Assemblywoman Griffin’s Legislation Keeping Mercury out of Schools Signed into Law

Assemblywoman Judy Griffin (D-Rockville Centre) announced that legislation she sponsored ensuring gymnasium floors in schools do not contain mercury was signed into law (Ch. 565 of 2019).

“There’s nothing more important than keeping our children out of harm’s way,” Griffin said. “So when schools right here on Long Island discovered their floors contained mercury, I knew I had to take action. With this critical new law in effect, students and teachers can rest assured that the schools they attend each day are safe from harmful chemicals. I thank the governor for signing this into law and helping us protect New York’s students and educators.”

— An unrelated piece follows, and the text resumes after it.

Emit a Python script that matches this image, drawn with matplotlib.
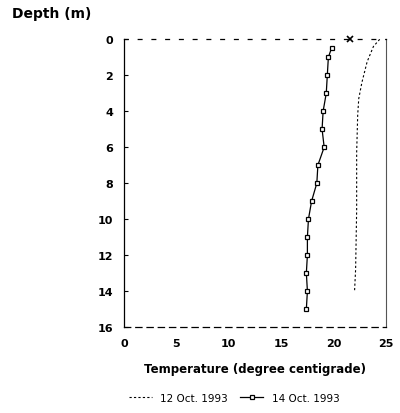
import matplotlib
matplotlib.use('Agg')
import matplotlib.pyplot as plt

# 12 Oct 1993 (dashed, warmer profile)
oct12_temp = [24.4, 23.8, 23.2, 22.7, 22.4, 22.3, 22.2, 22.2, 22.1, 22.0]
oct12_depth = [0.0, 0.4, 1.25, 2.4, 3.3, 4.2, 6.3, 9.5, 12.8, 14.0]

# 14 Oct 1993 (solid with markers)
oct14_temp = [19.8, 19.5, 19.4, 19.3, 19.0, 18.9, 19.1, 18.5, 18.4, 17.9, 17.6, 17.5, 17.5, 17.4, 17.5, 17.4]
oct14_depth = [0.5, 1, 2, 3, 4, 5, 6, 7, 8, 9, 10, 11, 12, 13, 14, 15]

# lone surface reading near 21.6
surface_temp = [21.6]
surface_depth = [0.0]

x_ticks = [0, 5, 10, 15, 20, 25]
y_ticks = [0, 2, 4, 6, 8, 10, 12, 14, 16]

fig = plt.figure(figsize=(4, 4.14), dpi=100)
ax = fig.add_axes([0.31, 0.2077, 0.655, 0.695])

ax.plot(oct12_temp, oct12_depth, color='black', linestyle=(0, (2, 2)), linewidth=0.8,
        label='12 Oct. 1993')
ax.plot(oct14_temp, oct14_depth, color='black', linewidth=0.9, marker='s', markersize=3.5,
        markerfacecolor='white', markeredgewidth=0.9, label='14 Oct. 1993')
ax.plot(surface_temp, surface_depth, linestyle='none', marker='x', color='black',
        markersize=4, markeredgewidth=1.2, clip_on=False)

ax.set_xlim(0, 25)
ax.set_ylim(16, 0)
ax.set_xticks(x_ticks)
ax.set_yticks(y_ticks)
ax.tick_params(axis='y', direction='in', length=3, width=0.8, labelsize=8, pad=8)
ax.tick_params(axis='x', length=0, labelsize=8, pad=8)
for lab in ax.get_xticklabels() + ax.get_yticklabels():
    lab.set_fontweight('bold')

ax.spines['top'].set_linestyle((0, (3, 8)))
ax.spines['bottom'].set_linestyle((0, (5, 4)))
ax.spines['right'].set_color('#555555')
ax.spines['right'].set_linewidth(0.8)
for s in ['top', 'bottom', 'left']:
    ax.spines[s].set_linewidth(0.9)

ax.set_xlabel('Temperature (degree centigrade)', fontsize=8.5, fontweight='bold', labelpad=10)
fig.text(0.03, 0.965, 'Depth (m)', fontsize=10, fontweight='bold', va='center', ha='left')

ax.legend(loc='center', bbox_to_anchor=(0.42, -0.245), ncol=2, frameon=False,
          fontsize=7.5, handlelength=2.2, columnspacing=1.2, handletextpad=0.8)

fig.savefig('out.png', dpi=100)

Overexposure to mercury can cause serious health problems and can be especially harmful to children, as it can lead to impaired neurological development, memory loss, tremors, respiratory failure and even death.[1] Recent studies have shown that children are commonly exposed to the dangerous vapor at school through old gymnasium floors installed in the 1990s or earlier. Although some schools have now installed new wooden floors on top of them, they are still emitting mercury vapors and pose a threat to students and teachers.[2]

Griffin’s new law combats this serious problem by prohibiting all elementary and secondary schools from installing mercury-containing floors or covering mercury-containing floors. It also protects students and school employees from long-term exposure to mercury by setting the time-weighted average mercury vapor exposure limit to 750 ng/m.

This comes after three Long Island school districts were forced to close their gymnasiums after tests found mercury vapor coming from their floors. Earlier this year, Miller Place High School had to close its facilities after mercury was found coming from an old floor that had been covered by wood. Amityville and Merrick elementary schools also had to shut down their gymnasiums after low levels of mercury vapor were detected.[3] Addressing this serious health threat is long overdue, and this new law ensures our schools are safe places to learn and work, Griffin noted.